Plant roots evolved at least twice, and step by step
The discover of a unique rooting anatomy from 407m years ago supports theory roots evolved at least twice, and step by step
Susannah Lydon
@susieoftraken
Thu 23 Aug 2018 07.02 EDT
Most of us do not spend much time contemplating plant roots. Not only do they suffer from the wider issue of plant blindness, but they are also the bit of the plant that is not visible. In terms of getting people excited about plant science, its a tough gig. This is a shame, because plant roots are critical to all of our lives: no roots means no food. Roots provide anchorage, and allow plants to gain water and nutrients from the soil. They also form a key symbiotic relationship with mycorrhizal fungi, which provide minerals from the soil in return for a steady supply of carbs from the plant.
In the modern world, we can easily divide plants into the ones that have roots and the ones that dont. The flowering plants (angiosperms) and the other vascular plant groups (conifers and other seed plants, ferns, horsetails and clubmosses) all have a recognisable root, defined by having a meristem of rapidly-dividing, undifferentiated cells, and by having a root cap, which protects the apex of the growing root and which is where the plant perceives gravity.

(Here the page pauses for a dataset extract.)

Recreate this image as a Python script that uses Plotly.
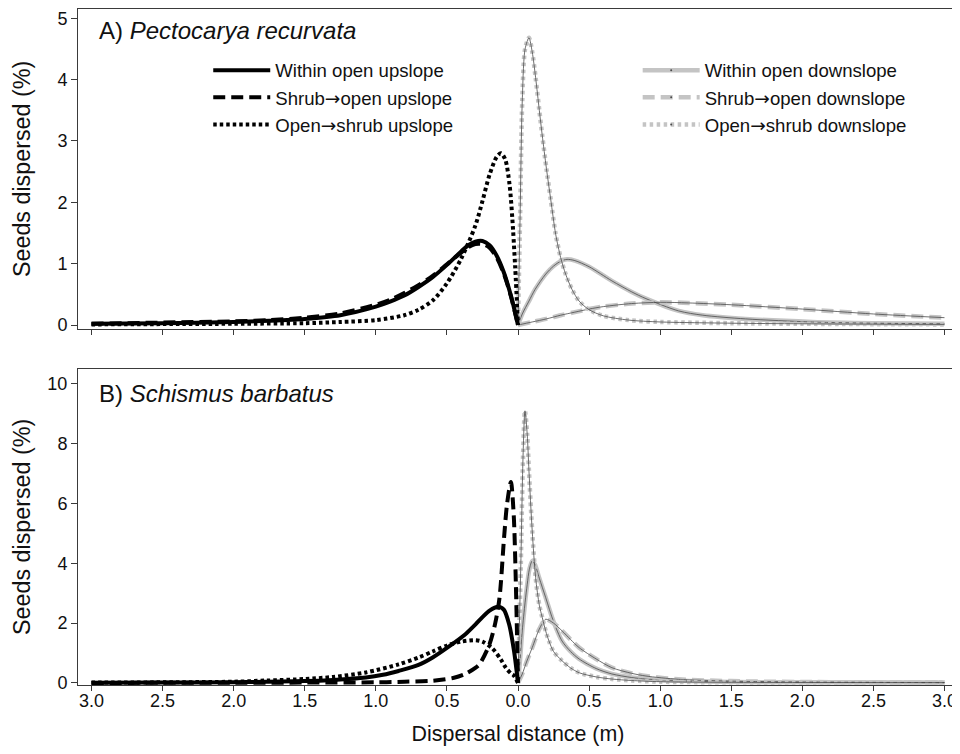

The other, non-vascular, land plants mosses and liverworts - lack the plumbing to move water and food around their bodies, and also lack true roots. These plants do have rhizoids, which are simple, hair-like structures, analogous to the root hairs on the surface of a flowering plant root. Rhizoids are used for water transport, and some may be involved in nutrient transport, but they arent fully-functioning roots.
We know that rhizoids have been around for a very long time. The Rhynie Chert is an amazing window into the past. It preserves a 407m-year-old hydrothermal wetlands ecosystem in astonishing, cellular detail. Most of the early land plants found in the Rhynie Chert have rhizoids, but until now nothing anything like a true root organ had been recognised.